═══ Given data ═══
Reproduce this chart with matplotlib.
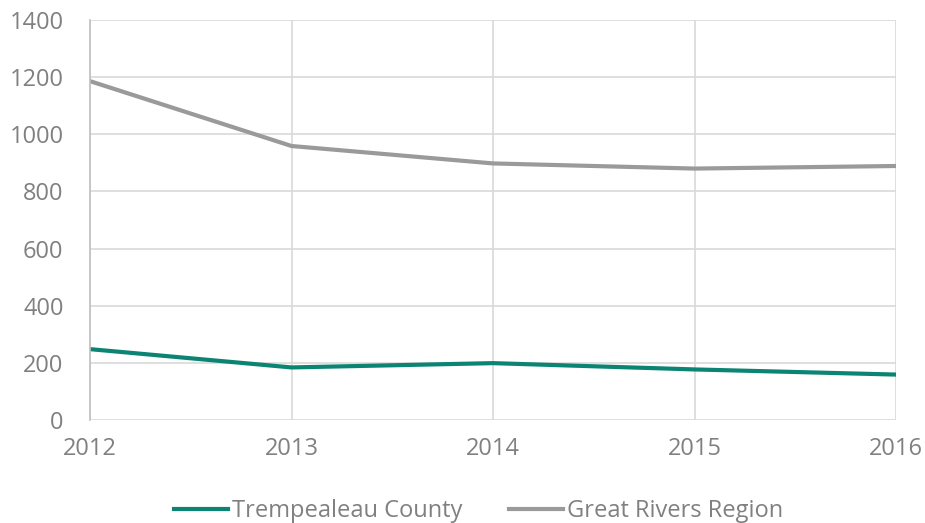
import matplotlib.pyplot as plt

years = [2012, 2013, 2014, 2015, 2016]
trempealeau = [248, 184, 199, 177, 159]
great_rivers = [1186, 959, 898, 880, 889]

plt.rcParams['font.family'] = ['Open Sans', 'DejaVu Sans']

fig = plt.figure(figsize=(9.25, 5.23), dpi=100)
ax = fig.add_axes([90 / 925, 103 / 523, 806 / 925, 400 / 523])

ax.plot(years, trempealeau, color='#0b8474', lw=3, label='Trempealeau County')
ax.plot(years, great_rivers, color='#9a9a9a', lw=3, label='Great Rivers Region')

ax.set_xlim(2012, 2016)
ax.set_ylim(0, 1400)
ax.set_xticks(years)
ax.set_yticks(range(0, 1401, 200))
ax.grid(True, color='#d9d9d9', lw=1.2)
ax.set_axisbelow(True)

for s in ['top', 'right', 'bottom']:
    ax.spines[s].set_visible(False)
ax.spines['left'].set_color('#bfbfbf')
ax.spines['left'].set_linewidth(1.2)

ax.tick_params(length=0, labelsize=17, labelcolor='#808080')
ax.tick_params(axis='x', pad=12)
ax.tick_params(axis='y', pad=19)

ax.legend(loc='center', bbox_to_anchor=(0.482, -0.227), ncol=2, frameon=False,
          fontsize=17, labelcolor='#808080', handlelength=2.3,
          handletextpad=0.17, columnspacing=1.95)

fig.savefig('out.png', dpi=100)
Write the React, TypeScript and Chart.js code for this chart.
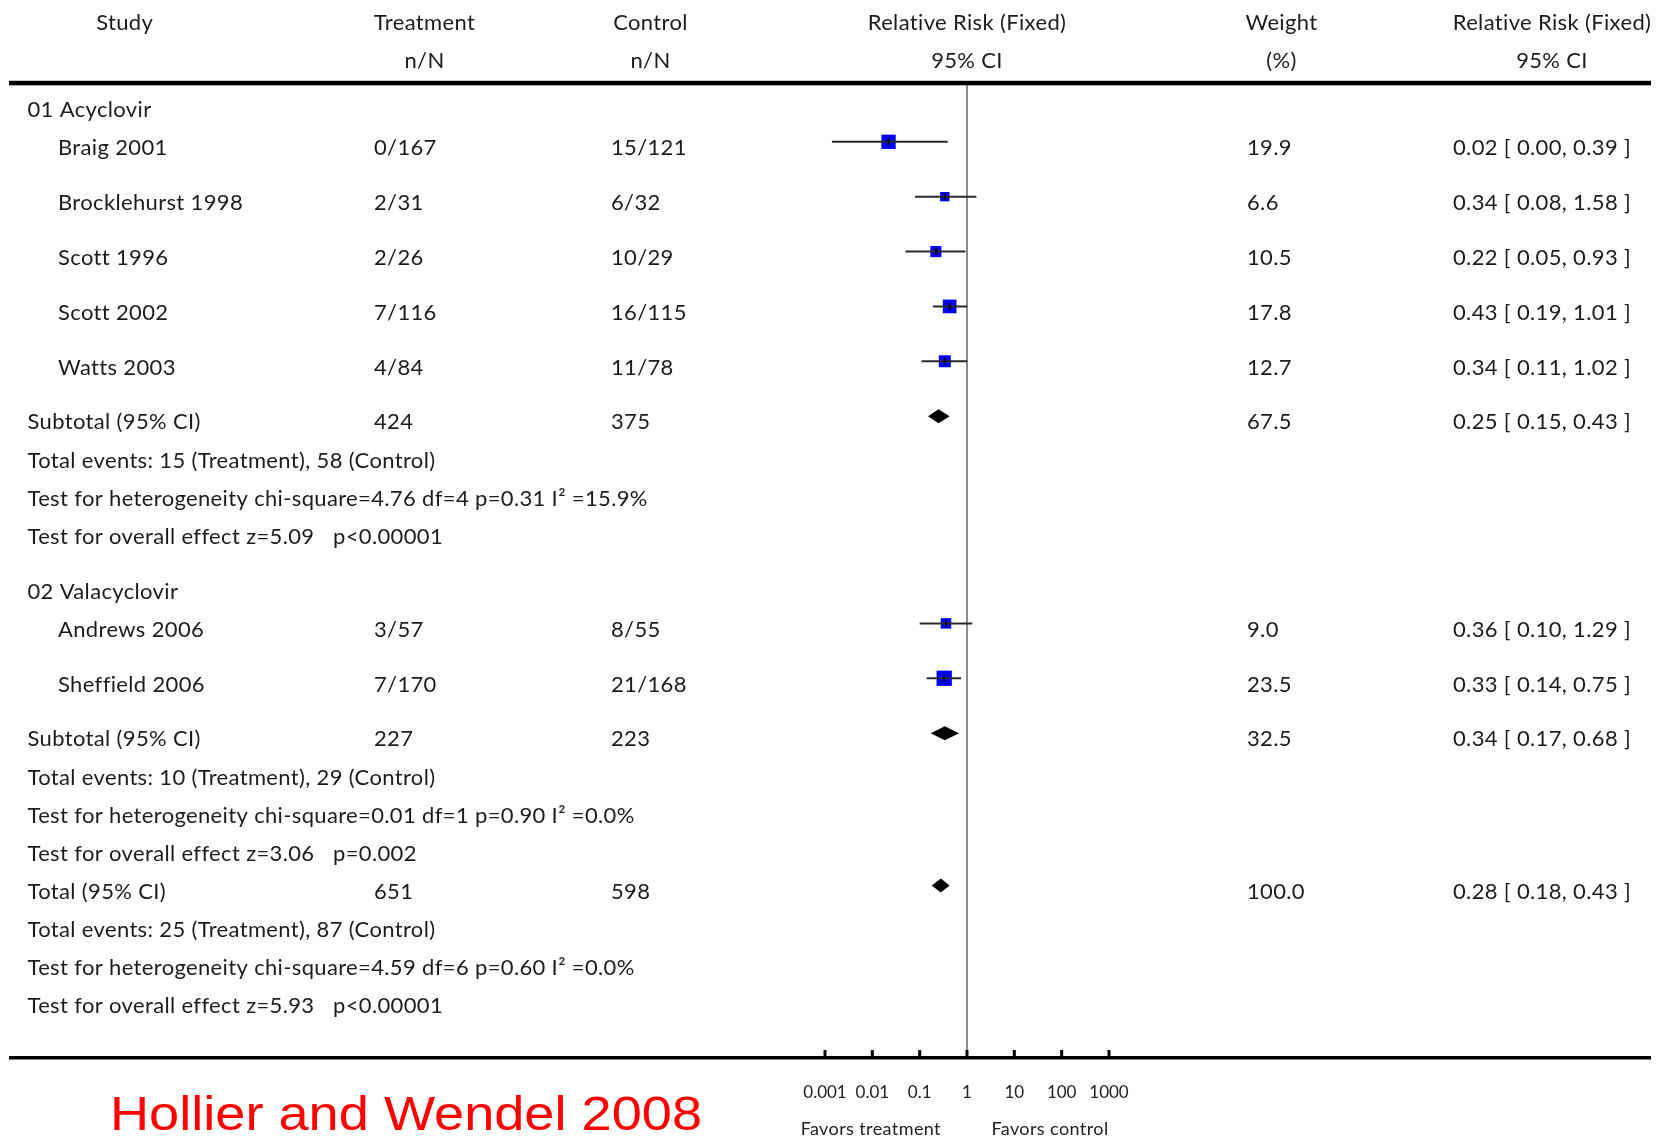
═══
* _Aim of the task_
Take the material above from its first line through the line holding "plt.rcParams['font.family'] = ['Open" and set it down exactly, without the pictures.

* _Worked answer_
Reproduce this chart with matplotlib.
import matplotlib.pyplot as plt

years = [2012, 2013, 2014, 2015, 2016]
trempealeau = [248, 184, 199, 177, 159]
great_rivers = [1186, 959, 898, 880, 889]

plt.rcParams['font.family'] = ['Open Sans', 'DejaVu Sans']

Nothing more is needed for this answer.